* _DATA PROVIDED_

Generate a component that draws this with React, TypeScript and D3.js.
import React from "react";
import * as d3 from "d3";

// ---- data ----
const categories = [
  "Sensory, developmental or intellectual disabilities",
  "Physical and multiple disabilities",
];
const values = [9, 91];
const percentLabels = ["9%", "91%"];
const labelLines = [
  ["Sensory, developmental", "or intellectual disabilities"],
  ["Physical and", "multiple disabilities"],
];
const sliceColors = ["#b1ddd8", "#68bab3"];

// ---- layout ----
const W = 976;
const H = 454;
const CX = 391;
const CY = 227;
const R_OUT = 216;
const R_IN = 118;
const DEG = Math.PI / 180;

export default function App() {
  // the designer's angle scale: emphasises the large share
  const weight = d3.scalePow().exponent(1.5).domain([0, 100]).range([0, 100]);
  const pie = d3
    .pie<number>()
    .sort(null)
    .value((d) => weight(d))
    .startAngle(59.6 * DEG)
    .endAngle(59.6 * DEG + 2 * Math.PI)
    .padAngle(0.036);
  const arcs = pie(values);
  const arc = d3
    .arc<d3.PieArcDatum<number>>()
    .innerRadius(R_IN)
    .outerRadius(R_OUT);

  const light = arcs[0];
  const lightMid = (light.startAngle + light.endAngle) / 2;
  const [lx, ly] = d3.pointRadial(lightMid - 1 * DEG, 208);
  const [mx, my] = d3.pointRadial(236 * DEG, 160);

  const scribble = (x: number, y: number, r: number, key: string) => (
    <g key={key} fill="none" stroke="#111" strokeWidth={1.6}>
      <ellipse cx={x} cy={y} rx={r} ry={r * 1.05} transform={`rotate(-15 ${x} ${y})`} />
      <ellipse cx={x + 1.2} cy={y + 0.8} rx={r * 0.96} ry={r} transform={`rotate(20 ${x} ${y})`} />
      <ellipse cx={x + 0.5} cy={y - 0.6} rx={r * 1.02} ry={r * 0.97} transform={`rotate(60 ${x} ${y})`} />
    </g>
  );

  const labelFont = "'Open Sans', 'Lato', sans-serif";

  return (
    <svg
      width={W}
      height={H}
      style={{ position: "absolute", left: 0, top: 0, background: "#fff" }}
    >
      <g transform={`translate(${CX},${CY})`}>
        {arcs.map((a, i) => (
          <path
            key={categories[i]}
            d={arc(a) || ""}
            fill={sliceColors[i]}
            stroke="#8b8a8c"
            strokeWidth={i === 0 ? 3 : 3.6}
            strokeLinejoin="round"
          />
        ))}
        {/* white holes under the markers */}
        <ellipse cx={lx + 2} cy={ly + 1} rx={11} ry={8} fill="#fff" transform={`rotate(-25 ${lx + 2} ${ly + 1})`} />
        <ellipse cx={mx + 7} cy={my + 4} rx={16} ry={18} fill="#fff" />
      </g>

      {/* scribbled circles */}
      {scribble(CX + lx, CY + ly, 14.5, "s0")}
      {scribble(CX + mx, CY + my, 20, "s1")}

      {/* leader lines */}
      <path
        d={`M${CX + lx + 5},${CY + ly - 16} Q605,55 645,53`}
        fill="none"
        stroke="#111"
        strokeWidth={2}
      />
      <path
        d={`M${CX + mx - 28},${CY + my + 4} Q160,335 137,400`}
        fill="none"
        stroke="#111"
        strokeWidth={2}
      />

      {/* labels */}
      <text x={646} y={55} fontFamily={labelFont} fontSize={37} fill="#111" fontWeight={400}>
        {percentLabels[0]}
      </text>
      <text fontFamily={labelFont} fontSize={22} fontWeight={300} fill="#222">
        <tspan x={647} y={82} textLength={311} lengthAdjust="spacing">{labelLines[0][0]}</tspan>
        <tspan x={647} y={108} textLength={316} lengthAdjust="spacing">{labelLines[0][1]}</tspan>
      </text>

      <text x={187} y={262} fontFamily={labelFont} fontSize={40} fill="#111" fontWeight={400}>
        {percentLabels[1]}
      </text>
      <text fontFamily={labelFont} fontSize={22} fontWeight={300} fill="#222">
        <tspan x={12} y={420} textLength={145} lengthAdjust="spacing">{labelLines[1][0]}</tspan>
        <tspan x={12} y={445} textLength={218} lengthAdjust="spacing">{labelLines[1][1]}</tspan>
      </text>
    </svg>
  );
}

* _GIVEN PROBLEM_
Everything in the listing above should be restated exactly.

* _COMPLETE RESPONSE_
Generate a component that draws this with React, TypeScript and D3.js.
import React from "react";
import * as d3 from "d3";

// ---- data ----
const categories = [
  "Sensory, developmental or intellectual disabilities",
  "Physical and multiple disabilities",
];
const values = [9, 91];
const percentLabels = ["9%", "91%"];
const labelLines = [
  ["Sensory, developmental", "or intellectual disabilities"],
  ["Physical and", "multiple disabilities"],
];
const sliceColors = ["#b1ddd8", "#68bab3"];

// ---- layout ----
const W = 976;
const H = 454;
const CX = 391;
const CY = 227;
const R_OUT = 216;
const R_IN = 118;
const DEG = Math.PI / 180;

export default function App() {
  // the designer's angle scale: emphasises the large share
  const weight = d3.scalePow().exponent(1.5).domain([0, 100]).range([0, 100]);
  const pie = d3
    .pie<number>()
    .sort(null)
    .value((d) => weight(d))
    .startAngle(59.6 * DEG)
    .endAngle(59.6 * DEG + 2 * Math.PI)
    .padAngle(0.036);
  const arcs = pie(values);
  const arc = d3
    .arc<d3.PieArcDatum<number>>()
    .innerRadius(R_IN)
    .outerRadius(R_OUT);

  const light = arcs[0];
  const lightMid = (light.startAngle + light.endAngle) / 2;
  const [lx, ly] = d3.pointRadial(lightMid - 1 * DEG, 208);
  const [mx, my] = d3.pointRadial(236 * DEG, 160);

  const scribble = (x: number, y: number, r: number, key: string) => (
    <g key={key} fill="none" stroke="#111" strokeWidth={1.6}>
      <ellipse cx={x} cy={y} rx={r} ry={r * 1.05} transform={`rotate(-15 ${x} ${y})`} />
      <ellipse cx={x + 1.2} cy={y + 0.8} rx={r * 0.96} ry={r} transform={`rotate(20 ${x} ${y})`} />
      <ellipse cx={x + 0.5} cy={y - 0.6} rx={r * 1.02} ry={r * 0.97} transform={`rotate(60 ${x} ${y})`} />
    </g>
  );

  const labelFont = "'Open Sans', 'Lato', sans-serif";

  return (
    <svg
      width={W}
      height={H}
      style={{ position: "absolute", left: 0, top: 0, background: "#fff" }}
    >
      <g transform={`translate(${CX},${CY})`}>
        {arcs.map((a, i) => (
          <path
            key={categories[i]}
            d={arc(a) || ""}
            fill={sliceColors[i]}
            stroke="#8b8a8c"
            strokeWidth={i === 0 ? 3 : 3.6}
            strokeLinejoin="round"
          />
        ))}
        {/* white holes under the markers */}
        <ellipse cx={lx + 2} cy={ly + 1} rx={11} ry={8} fill="#fff" transform={`rotate(-25 ${lx + 2} ${ly + 1})`} />
        <ellipse cx={mx + 7} cy={my + 4} rx={16} ry={18} fill="#fff" />
      </g>

      {/* scribbled circles */}
      {scribble(CX + lx, CY + ly, 14.5, "s0")}
      {scribble(CX + mx, CY + my, 20, "s1")}

      {/* leader lines */}
      <path
        d={`M${CX + lx + 5},${CY + ly - 16} Q605,55 645,53`}
        fill="none"
        stroke="#111"
        strokeWidth={2}
      />
      <path
        d={`M${CX + mx - 28},${CY + my + 4} Q160,335 137,400`}
        fill="none"
        stroke="#111"
        strokeWidth={2}
      />

      {/* labels */}
      <text x={646} y={55} fontFamily={labelFont} fontSize={37} fill="#111" fontWeight={400}>
        {percentLabels[0]}
      </text>
      <text fontFamily={labelFont} fontSize={22} fontWeight={300} fill="#222">
        <tspan x={647} y={82} textLength={311} lengthAdjust="spacing">{labelLines[0][0]}</tspan>
        <tspan x={647} y={108} textLength={316} lengthAdjust="spacing">{labelLines[0][1]}</tspan>
      </text>

      <text x={187} y={262} fontFamily={labelFont} fontSize={40} fill="#111" fontWeight={400}>
        {percentLabels[1]}
      </text>
      <text fontFamily={labelFont} fontSize={22} fontWeight={300} fill="#222">
        <tspan x={12} y={420} textLength={145} lengthAdjust="spacing">{labelLines[1][0]}</tspan>
        <tspan x={12} y={445} textLength={218} lengthAdjust="spacing">{labelLines[1][1]}</tspan>
      </text>
    </svg>
  );
}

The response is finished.